When we look at the raw plus-minus list, we should be nodding our head at each of the top four names on the list. When it comes to a single player's importance to his team, aren't Nash, Nowitzki, Howard and Paul the most valuable?
Another popular argument for Rose is that he's won many games for his team in the clutch. And if you've watched enough of the Bulls this season, you've seen Rose hit several big buckets down the stretch of tight games. Heck, you've seen several in the last couple of weeks.
But Rose has made fewer than 40 percent of his shots in the last five minutes of the fourth quarter or overtime with a score margin of five points or less (either way). And even when you account for getting to the free-throw line, he hasn't been particularly efficient.

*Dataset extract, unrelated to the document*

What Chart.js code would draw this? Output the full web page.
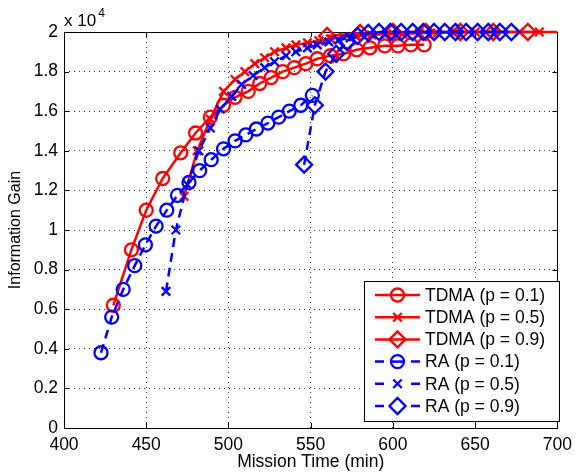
<!DOCTYPE html>
<html><head><meta charset="utf-8">
<style>html,body{margin:0;padding:0;background:#fff;}#wrap{width:579px;height:475px;}</style>
<script src="https://cdn.jsdelivr.net/npm/chart.js@4.4.0/dist/chart.umd.min.js"></script>
</head><body><div id="wrap"><canvas id="c" width="579" height="475"></canvas></div>
<script>
// ---- data (Information Gain vs Mission Time) ----
const xTicks = [400, 450, 500, 550, 600, 650, 700];
const yTicks = [0, 2000, 4000, 6000, 8000, 10000, 12000, 14000, 16000, 18000, 20000];

const tdma01Time = [430, 441, 450, 460, 471, 480, 489, 497, 504, 512, 519, 526, 533, 540, 547, 554, 562, 570, 578, 586, 595, 603, 611, 619];
const tdma01Gain = [6200, 9000, 11000, 12600, 13900, 14900, 15700, 16300, 16700, 17000, 17400, 17700, 18000, 18200, 18400, 18650, 18800, 18900, 19100, 19200, 19300, 19300, 19350, 19350];

const tdma05Time = [473, 481, 489, 497, 504, 510, 516, 522, 528, 535, 541, 548, 555, 562, 570, 578, 587, 596, 606, 616, 627, 638, 650, 662, 677, 689];
const tdma05Gain = [11700, 14000, 15600, 17000, 17600, 18000, 18400, 18700, 19000, 19200, 19350, 19450, 19550, 19650, 19750, 19800, 19850, 19900, 19900, 19950, 19950, 20000, 20000, 20000, 20000, 20000];

const tdma09Time = [560, 580, 600, 620, 641, 661, 682, 700];
const tdma09Gain = [19800, 19950, 20000, 20000, 20000, 20000, 20000, 20000];

const ra01Time = [422.5, 429, 436, 443, 449.5, 456, 462.5, 469, 476, 482.5, 489.5, 497, 504, 510.5, 517, 524, 530.5, 537, 544, 551];
const ra01Gain = [3800, 5600, 7000, 8200, 9250, 10200, 11000, 11750, 12400, 13000, 13550, 14100, 14500, 14800, 15100, 15400, 15700, 16000, 16300, 16800];

const ra05Time = [462, 468, 475, 482, 489, 495, 502, 508, 515, 522, 528, 535, 541, 548, 554, 561, 567, 574];
const ra05Gain = [6900, 10000, 12300, 14000, 15150, 16100, 16750, 17350, 17800, 18200, 18500, 18800, 19000, 19200, 19350, 19500, 19600, 19700];

const ra09Time = [546, 552.5, 559, 565.5, 572, 578.5, 585, 591.5, 598.5, 605, 612, 618.5, 625, 631.5, 638, 644.5, 651.5, 658, 665, 672];
const ra09Gain = [13300, 16300, 18000, 18900, 19500, 19800, 19950, 20000, 20000, 20000, 20000, 20000, 20000, 20000, 20000, 20000, 20000, 20000, 20000, 20000];

const seriesLabels = ['TDMA (p = 0.1)', 'TDMA (p = 0.5)', 'TDMA (p = 0.9)', 'RA (p = 0.1)', 'RA (p = 0.5)', 'RA (p = 0.9)'];

// ---- build ----
const FONT = 'Liberation Sans, Arial, Helvetica, sans-serif';
const FS = 17.5;
const RED = '#ff0000', BLUE = '#0000ff';
const pts = (t, g) => t.map((v, i) => ({x: v, y: g[i]}));

function ds(label, t, g, color, dashed, style, radius, order) {
  return {
    label, data: pts(t, g), borderColor: color, borderWidth: 2.5,
    borderDash: dashed ? [9, 6] : [], pointStyle: style, pointRadius: radius,
    pointBorderColor: color, pointBackgroundColor: 'rgba(0,0,0,0)', pointBorderWidth: 2.3,
    tension: 0, fill: false, clip: 12, order
  };
}
const tdma09Radius = tdma09Time.map((t, i) => i === tdma09Time.length - 1 ? 0 : 8);

const datasets = [
  ds(seriesLabels[0], tdma01Time, tdma01Gain, RED, false, 'circle', 6.5, 6),
  ds(seriesLabels[1], tdma05Time, tdma05Gain, RED, false, 'crossRot', 6, 5),
  ds(seriesLabels[2], tdma09Time, tdma09Gain, RED, false, 'rectRot', tdma09Radius, 4),
  ds(seriesLabels[3], ra01Time, ra01Gain, BLUE, true, 'circle', 6.5, 3),
  ds(seriesLabels[4], ra05Time, ra05Gain, BLUE, true, 'crossRot', 6, 2),
  ds(seriesLabels[5], ra09Time, ra09Gain, BLUE, true, 'rectRot', 8, 1)
];

const framePlugin = {
  id: 'frame',
  beforeDatasetsDraw(chart) {
    const {ctx, chartArea: a, scales: {x, y}} = chart;
    ctx.save();
    ctx.strokeStyle = '#000'; ctx.lineWidth = 1;
    const L = 5;
    ctx.beginPath();
    xTicks.forEach(v => { const px = Math.round(x.getPixelForValue(v)) + 0.5;
      ctx.moveTo(px, a.bottom); ctx.lineTo(px, a.bottom - L);
      ctx.moveTo(px, a.top); ctx.lineTo(px, a.top + L); });
    yTicks.forEach(v => { const py = Math.round(y.getPixelForValue(v)) + 0.5;
      ctx.moveTo(a.left, py); ctx.lineTo(a.left + L, py);
      ctx.moveTo(a.right, py); ctx.lineTo(a.right - L, py); });
    ctx.stroke();
    ctx.strokeRect(Math.round(a.left) + 0.5, Math.round(a.top) + 0.5, Math.round(a.right - a.left), Math.round(a.bottom - a.top));
    ctx.restore();
  },
  afterDraw(chart) {
    const {ctx, chartArea: a} = chart;
    ctx.save();
    // exponent label
    ctx.fillStyle = '#000';
    ctx.textBaseline = 'alphabetic'; ctx.textAlign = 'left';
    ctx.font = `17px ${FONT}`;
    ctx.fillText('x 10', a.left, 26);
    const w = ctx.measureText('x 10').width;
    ctx.font = `12px ${FONT}`;
    ctx.fillText('4', a.left + w + 2, 17);
    // legend
    const bx = 364, by = 281, bw = 195, bh = 140;
    ctx.fillStyle = '#fff';
    ctx.fillRect(bx, by, bw, bh);
    ctx.strokeStyle = '#000'; ctx.lineWidth = 1;
    ctx.strokeRect(bx + 0.5, by + 0.5, bw, bh);
    chart.data.datasets.forEach((d, i) => {
      const ry = 295 + i * 22.2;
      const x0 = 375, x1 = 420, mx = 397.5;
      ctx.strokeStyle = d.borderColor; ctx.lineWidth = d.borderWidth;
      ctx.setLineDash([]);
      ctx.beginPath();
      if (d.borderDash.length) {
        ctx.moveTo(x0, ry); ctx.lineTo(x0 + 9, ry);
        ctx.moveTo(x1 - 9, ry); ctx.lineTo(x1, ry);
      } else { ctx.moveTo(x0, ry); ctx.lineTo(x1, ry); }
      ctx.stroke();
      if (d.borderDash.length && d.pointStyle === 'circle') { ctx.beginPath(); ctx.moveTo(mx - 6, ry); ctx.lineTo(mx + 6, ry); ctx.stroke(); }
      ctx.fillStyle = 'rgba(0,0,0,0)';
      ctx.lineWidth = d.pointBorderWidth;
      const r = Array.isArray(d.pointRadius) ? d.pointRadius[0] : d.pointRadius;
      Chart.helpers.drawPoint(ctx, {pointStyle: d.pointStyle, radius: r, borderWidth: d.pointBorderWidth, rotation: 0}, mx, ry);
      ctx.fillStyle = '#000'; ctx.font = `${FS}px ${FONT}`;
      ctx.textBaseline = 'middle'; ctx.textAlign = 'left';
      ctx.fillText(d.label, 425, ry + 1);
    });
    ctx.restore();
  }
};

const tickFont = {family: FONT, size: FS};
new Chart(document.getElementById('c'), {
  type: 'line',
  data: {datasets},
  plugins: [framePlugin],
  options: {
    responsive: false, animation: false, devicePixelRatio: 1,
    layout: {padding: {top: 32, right: 15, left: 0, bottom: 0}},
    plugins: {legend: {display: false}, tooltip: {enabled: false}},
    scales: {
      x: {
        type: 'linear', min: 400, max: 700,
        afterBuildTicks: s => { s.ticks = xTicks.map(v => ({value: v})); },
        ticks: {font: tickFont, color: '#000', padding: 7, maxRotation: 0, autoSkip: false},
        grid: {color: 'rgba(0,0,0,0.8)', lineWidth: 1, drawTicks: false},
        border: {display: false, dash: [1, 4]},
        title: {display: true, text: 'Mission Time (min)', font: tickFont, color: '#000', padding: {top: 0, bottom: 2}},
        afterFit: s => { s.height = 47; }
      },
      y: {
        type: 'linear', min: 0, max: 20000,
        afterBuildTicks: s => { s.ticks = yTicks.map(v => ({value: v})); },
        ticks: {font: tickFont, color: '#000', padding: 6, autoSkip: false,
          callback: v => String(parseFloat((v / 10000).toFixed(1)))},
        grid: {color: 'rgba(0,0,0,0.8)', lineWidth: 1, drawTicks: false},
        border: {display: false, dash: [1, 4]},
        title: {display: true, text: 'Information Gain', font: {family: FONT, size: 16}, color: '#000', padding: {top: 6, bottom: 0}},
        afterFit: s => { s.width = 64; }
      }
    }
  }
});
</script></body></html>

But when the stakes have been a little bit higher, Rose has been better.
|Rose in clutch situations|
|5/5 = Last five minutes of fourth quarter or OT, score differential of five points or less|
3/3 = Last three minutes of fourth quarter or OT, score differential of three points or less
eFG% = (FGM + (0.5*3PM))/ FGA
TS% = Points/ (2 *(FGA + (0.44*FTA)))
Usg% = Percentage of possessions used
Rank = League rank in Usg%. Bryant ranks 1st overall, but 2nd in 5/5 and 3/3 situations.
In terms of True Shooting Percentage (how efficiently you're scoring), Rose ranks just 15th (just ahead of Bryant) among those who have taken at least 30 shots from the field in the 3/3 situation. But the fact is that he has the ball more than anyone else in late-game situations, and the Bulls are incredibly efficient. Only Dallas, Golden State and the Lakers have been more efficient in those 3/3 situations.
In one way, two points in the second quarter are worth the same as two points in the fourth. But clearly, being able to put the ball in Rose's hands at the end of games has been critical for the Bulls, who are 15-9 in games decided by five points or less or in overtime.